Philosophy is a field historically dominated by men — even retrospectively, female philosophers do not get much recognition for their ideas in the context of philosophy at large. Here are five women you should know.
1. Simone de Beauvoir
Movement: French existentialism
Essential works: The Second Sex and The Woman Destroyed
Simone de Beauvoir is one of the most prominent French existentialist philosophers, as well as one of the most prominent feminist philosophers. The Second Sex combines both existentialism and feminism — “one is not born but becomes a woman,” and argues the distinction between biological sex and gender as a social construct. In this work, she also calls out the sexism of prominent male philosophers like Aristotle who regarded women as the inferior sex. Her novel The Mandarins won France’s most prestigious literary prize, the Prix Goncourt, in 1954.
De Beauvoir was close friends and partners with Jean-Paul Sartre, another major figure of French existentialism.
Movement: Neoplatonism (also an astronomer and mathematician)
Works: Hypatia’s version of Ptolemy’s Almagest, a treatise on planetary movement
Hypatia lived in Alexandria, Egypt from roughly 350 AD to 415 AD and was a respected thinker, teacher, and counselor. As a neoplatonist, she studied and developed interpretations of Plato’s ideas and further developed mathematical treatises on things like geocentric theory and the math of conic sections. She was the head of the Platonist School in Alexandria and tought philosophy, math, and astronomy.
During her lifetime, there was tension between Christians and pagans in Egypt, and eventually a century after Hypatia’s death, emperor Justinian I of the Byzantine Empire banned the teaching of non-Christian philosophy.

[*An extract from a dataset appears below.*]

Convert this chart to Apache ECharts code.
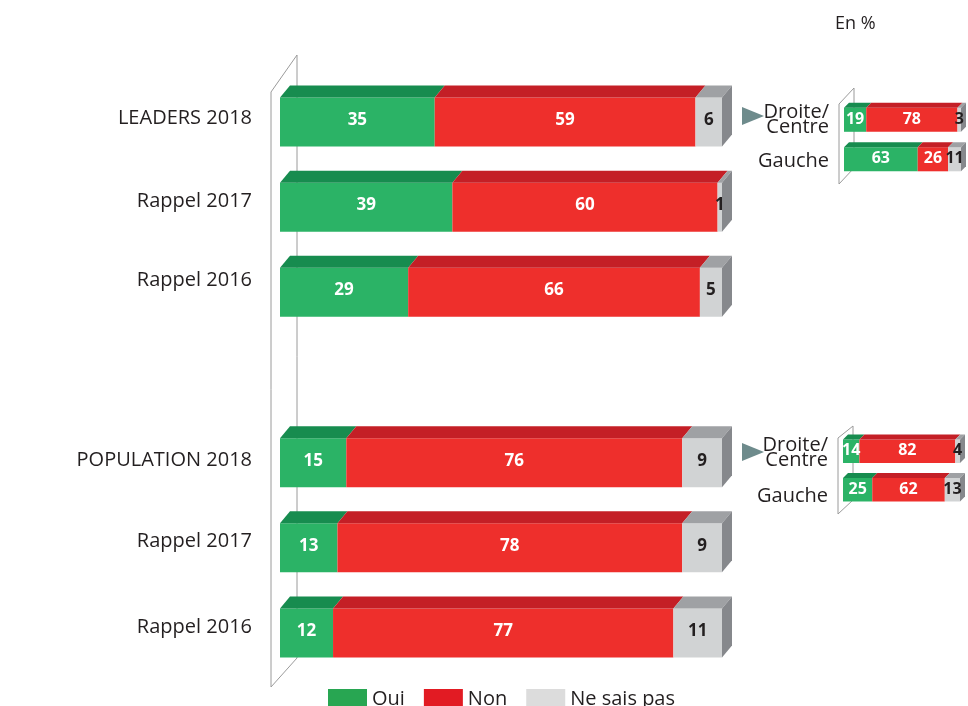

In March of the year 415 AD, Hypatia was murdered in Alexandria by a mob of Christians. She became regarded as a “martyr for philosophy.”
3. Angela Y. Davis
Movement: Civil Rights, Black Power, Prison Abolition theory
Essential Works: Women, Race, & Class; Are Prisons Obsolete?
Angela Davis was born in Alabama in 1944 and studied philosophy in Germany, first at the University of Frankfurt and then earning her doctorate from the Humboldt University of Berlin. Upon her return to the states, she was part of both the Communist Party USA and the Black Panther Party. Her communist affiliations ended up getting her fired from her teaching position at UCLA’s philosophy department, but she has since taught in higher education at multiple other institutions.
In 1979, she was a recipient of the Soviet Union’s Lenin Peace Prize. Her philosophies and ideas about prison abolition have seen a resurgence with the Black Lives Matter movement, especially with her books Are Prisons Obsolete and Women, Race, & Class. Davis argues that restorative justice is the ethical way to deal with crime — not imprisonment, as America’s criminal justice system is irredeemably corrupt.
4. Mary Wollstonecraft
Essential Works: A Vindication of the Rights of Woman
If you only know Mary Wollstonecraft as the mother of Mary Shelley, it’s time to dig into her own work! Wollstonecraft is regarded as one of the mothers of feminist philosophy, and is best known for her 1792 work A Vindication of the Rights of Woman: with Strictures on Political and Moral Subjects.
This came after her 1790 A Vindication of the Rights of Men, a broader political piece attacking Edmund Burke’s defense of constitutional monarchy and aristocracy. Wollstonecraft argued against aristocracy and the outdated values that upheld it.
5. Hannah Arendt
Movement: 20th century political philosophy
Essential works: The Origins of Totalitarianism
Arendt was a German philosopher active after the second world war. She fled Germany during Hitler’s rise to power (she herself was Jewish) after being arrested for investigating the antisemitism of Nazi Germany, and later was a journalist. One of her most famous ideas is the concept of the “banality of evil,” where she describes how true evil, as committed by Nazi Germany, is carried out by normal people who are not particularly monstrous themselves, just blindly following orders and conforming to popular opinion.
During World War II, she relocated to the United States where she worked as a journalist and educator, becoming the first female professor at Princeton University.